You’ve already been provided several, Soyuz for example are used as air brakes almost exclusively.
The Falcon 9 booster uses all available surfaces for slowing down descent. This minimizes terminal velocity and reduces required propellant for landing. No, they don’t use all the propellant. This is intentional because as said above… You don’t want to run out of fuel when trying to land a multi-story tall building essentially.
Even the landing gear assist in reducing terminal velocity by 1/2.
The basic design of the grid fins as a control surface at high mach numbers would dictate thin grids to avoid wave drag. The falcon 9 seems optimized to increase drag and still flow at the same time unlike the R-77’s which is optimized simply for low drag.
Only you get to spout absurdities and then it’s hush so no one can correct you?

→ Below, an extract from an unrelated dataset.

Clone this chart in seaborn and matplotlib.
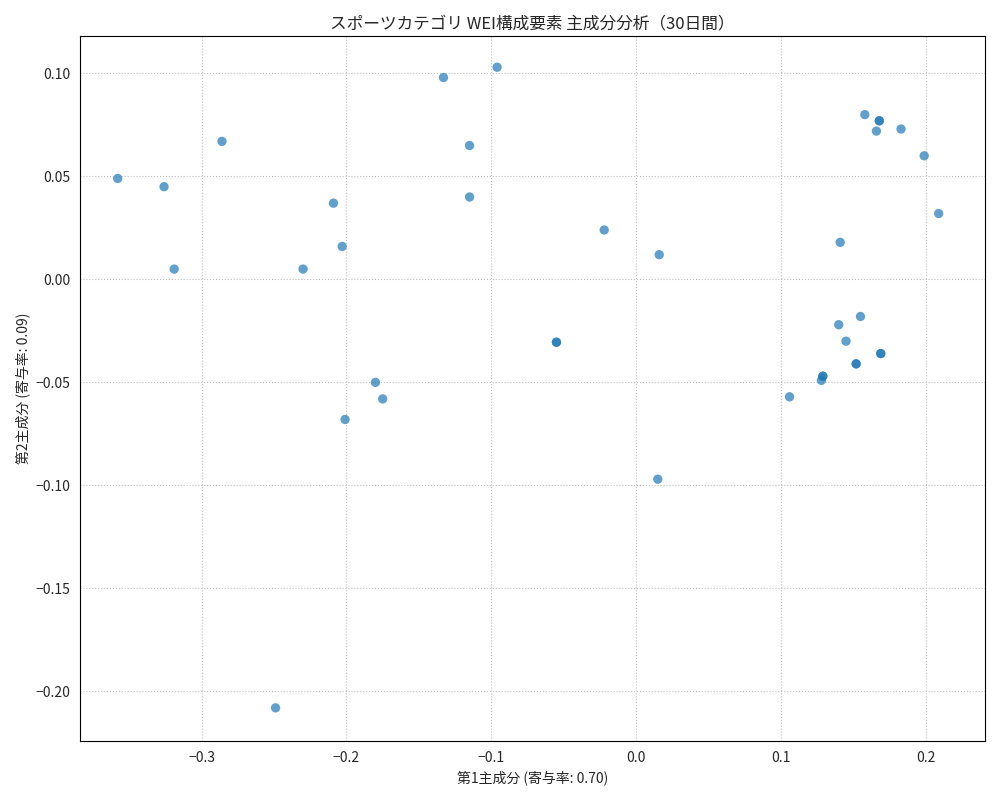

Even if you don’t believe me and want a source explicitly stating that it is used to assist slowing the falcon 9 down, you must admit it is absurd they’d make thick and draggy grid fins if heat was an issue… instead they manufactured even thicker titanium grid fins (the old ones were aluminum) instead of improving the heating issue by making the aluminum models thinner.
The tip of the R-77’s grids fins are ultra fine and pointy. It doesn’t matter how you scale a grid fin, if it isn’t being used to slow something down you’ll want the tips to be ultra sharp. This stalls the wave drag issue and reduces heating, improves airflow and control. The falcon has taken the opposite approach and uses peaks & valleys to ensure there is still flow while simultaneously allowing the high drag to minimize terminal velocity of the missile.
In their latest iterations, the landing gear isn’t even necessary in higher re-entry phases to slow the rocket down anymore.